HELP THOSE IN NEED
Trees deeply understand the importance of caring for their neighbors in need. Simard realized, when studying the old-growth forest ecosystem, that trees will altruistically lend their resources to other, weaker trees, even at their own expense. For example, older, more established trees will send carbon and water to nearby seedlings (baby trees) to help them survive, even if they’re a different species. According to The New York Times, her study found that seedlings that were connected to the Mycorrhizal Network were 26% more likely to survive that those that weren’t.

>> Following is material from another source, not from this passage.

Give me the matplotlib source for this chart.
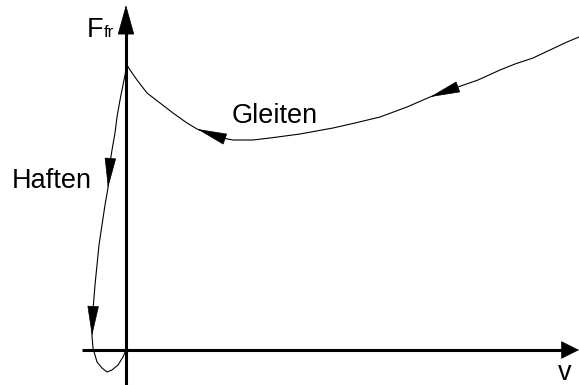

Forests understand that a society is only as strong as its weakest link. By supporting those in need, it ultimately elevates the health of the forest as a whole, thus benefiting the generous trees in the end. Similarly, when nations lend resources and opportunities to those that need it – including the sick, elderly and those with little economic power, among others – it has been proven to deeply benefit the society. For example, the Organisation for Economic Co-operation and Development found that raising wages for low-income workers and providing them with economic opportunities is one of the best ways to raise a country’s GDP. By helping others we can help the whole, making the world a better place for people of all backgrounds.
COOPERATION IS KEY
Traditionally, evolution has taught us that, in order for a species to succeed and reproduce, it’s a game of “survival of the fittest.” Rugged individualism is readily preached in our society, especially in the Capitalist haven of the United States. Suzanne Simard, however, discovered that this philosophy might not paint the whole picture. In fact, she found that cooperation between species is equally as important as competition for survival, and subscribing solely to the “every man for himself” attitude is not evolutionarily helpful. The relationship between Birch trees and Douglas Firs demonstrates this notion beautifully. In one study, Simard found that Douglas Fir trees received carbon reserves from Deciduous Birch in the summer when they were mainly in the shade. In the fall, when the Birch trees lost their leaves, Douglas Fir sent over their carbon reserves in return. According to The New York Times, this complex relationship has been deemed a “friendship” by some scientists in the field.
It’s so easy to get caught up in our own lives and live on an island of our own desires. But trees teach us the importance of working together and building trusting relationships for long-term success. That best friend you’ve had since the 6th grade? That’s the type of relationship that keeps you going and supports you in our times of need. Having deep connections with others is essential to living not just a prosperous life, but a joyful one.